The MDR1 gene encodes the efflux transporter P-glycoprotein, which is highly expressed in the small intestine and in the blood-brain barrier. A major function of P-glycoprotein is to limit the absorption and central nervous system exposure of numerous xenobiotics. A genetic polymorphism in the MDR1 gene (C3435T) has been associated with changes in the intestinal expression level and function of P-glycoprotein. The aim of this study was to investigate the effect of this polymorphism on disposition and brain entry of the P-glycoprotein substrate loperamide.


Healthy white volunteers were genotyped for the MDR1 C3435T polymorphism, and a 16-mg oral dose of loperamide was administered to 8 subjects with the 3435TT genotype and 8 subjects with the 3435CC genotype. Plasma levels of loperamide were determined by liquid chromatography-tandem mass spectrometry. Loperamide-induced respiratory depression was detected as the ventilatory response to carbon dioxide and was used as a measure of central nervous system side effects.

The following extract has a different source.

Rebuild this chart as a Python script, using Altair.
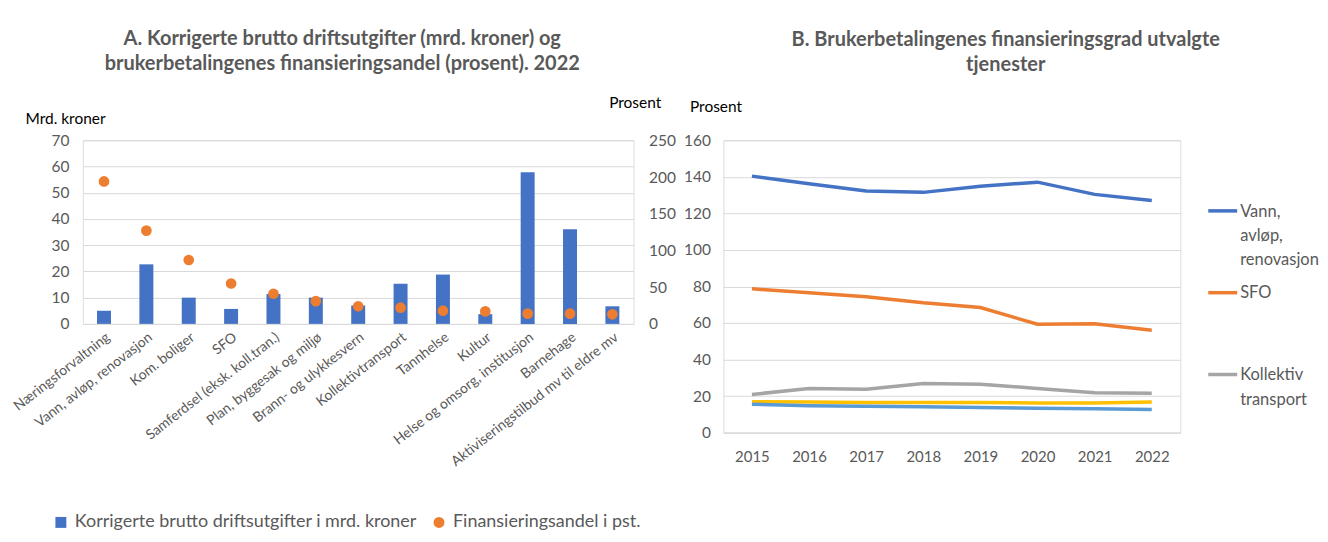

We found no significant difference in loperamide pharmacokinetics between individuals homozygous for the C and the T alleles in position 3435 of MDR1, as follows: peak plasma drug concentration, 3164 +/- 1053 pg/mL and 3021 +/- 984 pg/mL; area under the concentration-time curve from 0 to 8 hours, 14414 +/- 4756 pg. h/mL and 14923 +/- 6466 pg. h/mL; and time to peak plasma drug concentration, 3.9 +/- 1.4 hours and 3.9 +/- 2.6 hours for the MDR1 3435CC and 3435TT genotypes, respectively (P >.05, for all parameters). Hypercapnic ventilatory response changed only minimally after ingestion of loperamide (the coefficient of variation during the 0- to 8-hour period was 21% +/- 14% for the sample population), and there was no MDR1 3435 genotype-related effect on respiratory response. Carriers of the 2 major MDR1 haplotypes, MDR1*1 and MDR1*13, did not differ in their response to loperamide.


There was no association between the MDR1 C3435T variation and plasma levels or central nervous system effects of the P-glycoprotein substrate loperamide in a white study population. The MDR1 haplotype structure was quite variable and supports the use of haplotypes instead of single nucleotide polymorphisms in determining clinical consequences of genetic variation.